## Given exercise
Return the lines below exactly, from the first line to the line that contains "(ustL) at (390,300.5)". Leave out pictures.

## Material
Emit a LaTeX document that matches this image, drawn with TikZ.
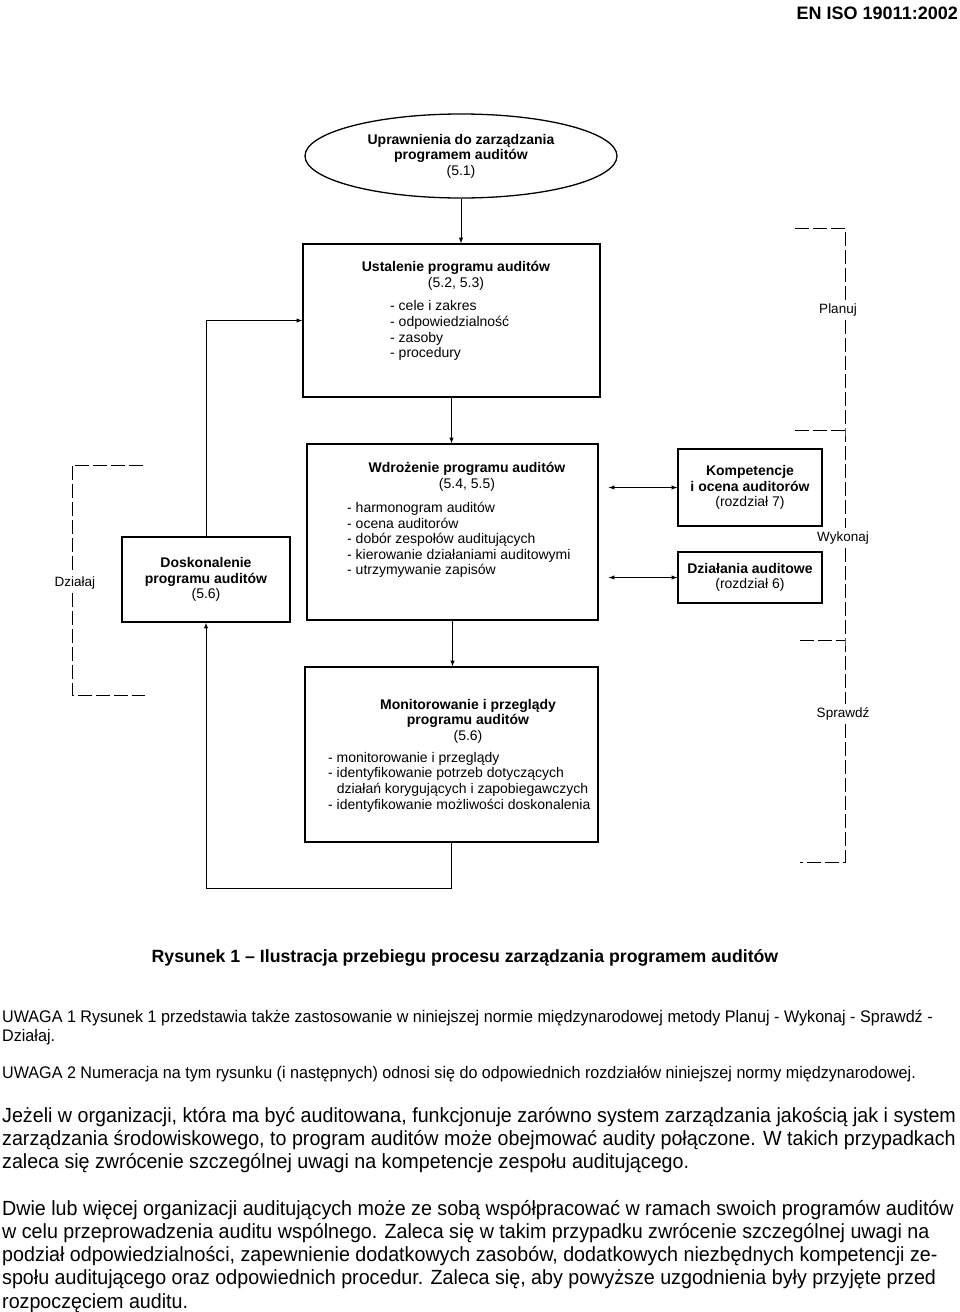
\documentclass[tikz,border=0pt]{standalone}
\usepackage{fontspec}
\setmainfont{Liberation Sans}
\newfontfamily\narrowfont[FakeStretch=0.96]{Liberation Sans}
\usepackage{tikz}
\usetikzlibrary{arrows,shapes}

\begin{document}
\begin{tikzpicture}[x=1pt,y=-1pt,
	blok/.style={draw,line width=1.3pt,inner sep=0pt,align=center,font=\fontsize{14}{15.6}\selectfont},
	tytul/.style={inner sep=0pt,align=center,font=\fontsize{14}{15.6}\selectfont},
	lista/.style={inner sep=0pt,align=left,anchor=north west,font=\fontsize{14}{15.6}\selectfont},
	strz/.style={-latex,line width=1pt},
	ramka/.style={line width=1pt,dash pattern=on 14pt off 4pt},
	etyk/.style={font=\fontsize{13.5}{16}\selectfont},
	uwaga/.style={inner sep=0pt,align=left,anchor=north west,font=\narrowfont\fontsize{16.8}{19}\selectfont},
	akapit/.style={inner sep=0pt,align=left,anchor=north west,font=\narrowfont\fontsize{20.5}{23.2}\selectfont}]
				
				\useasboundingbox (0,0) rectangle (960,1312);
				
				\node[font=\bfseries\fontsize{18}{20}\selectfont,anchor=east,inner sep=0pt] (nagl) at (958,13) {EN ISO 19011:2002};
				
				% schemat
				\node[blok,ellipse,minimum width=312pt,minimum height=84pt] (upr) at (461,156) {\textbf{Uprawnienia do zarządzania}\\\textbf{programem auditów}\\(5.1)};
				
				\node[blok,minimum width=297pt,minimum height=153pt] (ust) at (451.5,320.5) {};
				\node[tytul] (ustT) at (456,276) {\textbf{Ustalenie programu auditów}\\(5.2, 5.3)};
				\node[lista] (ustL) at (390,300.5) {- cele i zakres\\- odpowiedzialność\\- zasoby\\- procedury};
				
				\node[blok,minimum width=291pt,minimum height=176pt] (wdr) at (452.5,532) {};
				\node[tytul] (wdrT) at (467,477) {\textbf{Wdrożenie programu auditów}\\(5.4, 5.5)};
				\node[lista] (wdrL) at (347,502) {- harmonogram auditów\\- ocena auditorów\\- dobór zespołów auditujących\\- kierowanie działaniami auditowymi\\- utrzymywanie zapisów};
				
				\node[blok,minimum width=168pt,minimum height=85pt] (dos) at (206,579.5) {\textbf{Doskonalenie}\\\textbf{programu auditów}\\(5.6)};
				\node[blok,minimum width=144pt,minimum height=77pt] (komp) at (750,487.5) {\textbf{Kompetencje}\\\textbf{i ocena auditorów}\\(rozdział 7)};
				\node[blok,minimum width=144pt,minimum height=51pt] (dzial) at (750,577.5) {\textbf{Działania auditowe}\\(rozdział 6)};
				
				\node[blok,minimum width=293pt,minimum height=175pt] (mon) at (451.5,754.5) {};
				\node[tytul] (monT) at (468,721) {\textbf{Monitorowanie i przeglądy}\\\textbf{programu auditów}\\(5.6)};
				\node[lista] (monL) at (328,752) {- monitorowanie i przeglądy\\- identyfikowanie potrzeb dotyczących\\\phantom{- }działań korygujących i zapobiegawczych\\- identyfikowanie możliwości doskonalenia};
				
				% strzalki
				\draw[strz] (upr.south) -- (upr.south |- ust.north);
				\draw[strz] (ust.south) -- (ust.south |- wdr.north);
				\draw[strz] (wdr.south) -- (wdr.south |- mon.north);
				\draw[strz] (mon.south) -- ++(0,46) -| (dos.south);
				\draw[strz] (dos.north) |- (ust.west);
				\draw[latex-latex,line width=1pt] ([xshift=10pt]wdr.east |- komp.west) -- (komp.west);
				\draw[latex-latex,line width=1pt] ([xshift=10pt]wdr.east |- dzial.west) -- (dzial.west);
				
				% Planuj - Wykonaj - Sprawdz - Dzialaj
				\node[etyk] (plan) at (838,310) {Planuj};
				\node[etyk] (wyk) at (843,538) {Wykonaj};
				\node[etyk] (spr) at (843,714) {Sprawdź};
				\node[etyk] (dzl) at (75,583) {Działaj};
				\coordinate (p1) at (845,228);
				\coordinate (p2) at (845,430);
				\coordinate (p3) at (845,640);
				\coordinate (p4) at (845,862);
				\draw[ramka] (795,228) -- (p1) -- (p1 |- plan.north);
				\draw[ramka] (p1 |- plan.south) -- (p2) -- (p2 |- wyk.north);
				\draw[ramka] (795,430) -- (p2);
				\draw[ramka] (p2 |- wyk.south) -- (p3) -- (p3 |- spr.north);
				\draw[ramka] (800,640) -- (p3);
				\draw[ramka] (p3 |- spr.south) -- (p4) -- (800,862);
				\coordinate (l1) at (72,465);
				\coordinate (l2) at (72,695);
				\draw[ramka] (143,465) -- (l1) -- (l1 |- dzl.north);
				\draw[ramka] (l2 |- dzl.south) -- (l2) -- (145,695);
				
				\node[font=\bfseries\fontsize{17.7}{20}\selectfont] (podpis) at (465,958) {Rysunek 1 – Ilustracja przebiegu procesu zarządzania programem auditów};
				
				% tekst pod rysunkiem
				\node[uwaga] (uw1) at (2,1010) {UWAGA 1 Rysunek 1 przedstawia także zastosowanie w niniejszej normie międzynarodowej metody Planuj - Wykonaj - Sprawdź -\\Działaj.};
				\node[uwaga] (uw2) at (2,1066) {UWAGA 2 Numeracja na tym rysunku (i następnych) odnosi się do odpowiednich rozdziałów niniejszej normy międzynarodowej.};
				\node[akapit] (ak1) at (2,1107) {Jeżeli w organizacji, która ma być auditowana, funkcjonuje zarówno system zarządzania jakością jak i system\\zarządzania środowiskowego, to program auditów może obejmować audity połączone. W takich przypadkach\\zaleca się zwrócenie szczególnej uwagi na kompetencje zespołu auditującego.};
				\node[akapit] (ak2) at (2,1200) {Dwie lub więcej organizacji auditujących może ze sobą współpracować w ramach swoich programów auditów\\w celu przeprowadzenia auditu wspólnego. Zaleca się w takim przypadku zwrócenie szczególnej uwagi na\\podział odpowiedzialności, zapewnienie dodatkowych zasobów, dodatkowych niezbędnych kompetencji ze-\\społu auditującego oraz odpowiednich procedur. Zaleca się, aby powyższe uzgodnienia były przyjęte przed\\rozpoczęciem auditu.};
			\end{tikzpicture}
\end{document}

## Solved problem
Emit a LaTeX document that matches this image, drawn with TikZ.
\documentclass[tikz,border=0pt]{standalone}
\usepackage{fontspec}
\setmainfont{Liberation Sans}
\newfontfamily\narrowfont[FakeStretch=0.96]{Liberation Sans}
\usepackage{tikz}
\usetikzlibrary{arrows,shapes}

\begin{document}
\begin{tikzpicture}[x=1pt,y=-1pt,
	blok/.style={draw,line width=1.3pt,inner sep=0pt,align=center,font=\fontsize{14}{15.6}\selectfont},
	tytul/.style={inner sep=0pt,align=center,font=\fontsize{14}{15.6}\selectfont},
	lista/.style={inner sep=0pt,align=left,anchor=north west,font=\fontsize{14}{15.6}\selectfont},
	strz/.style={-latex,line width=1pt},
	ramka/.style={line width=1pt,dash pattern=on 14pt off 4pt},
	etyk/.style={font=\fontsize{13.5}{16}\selectfont},
	uwaga/.style={inner sep=0pt,align=left,anchor=north west,font=\narrowfont\fontsize{16.8}{19}\selectfont},
	akapit/.style={inner sep=0pt,align=left,anchor=north west,font=\narrowfont\fontsize{20.5}{23.2}\selectfont}]
				
				\useasboundingbox (0,0) rectangle (960,1312);
				
				\node[font=\bfseries\fontsize{18}{20}\selectfont,anchor=east,inner sep=0pt] (nagl) at (958,13) {EN ISO 19011:2002};
				
				% schemat
				\node[blok,ellipse,minimum width=312pt,minimum height=84pt] (upr) at (461,156) {\textbf{Uprawnienia do zarządzania}\\\textbf{programem auditów}\\(5.1)};
				
				\node[blok,minimum width=297pt,minimum height=153pt] (ust) at (451.5,320.5) {};
				\node[tytul] (ustT) at (456,276) {\textbf{Ustalenie programu auditów}\\(5.2, 5.3)};
				\node[lista] (ustL) at (390,300.5) {- cele i zakres\\- odpowiedzialność\\- zasoby\\- procedury};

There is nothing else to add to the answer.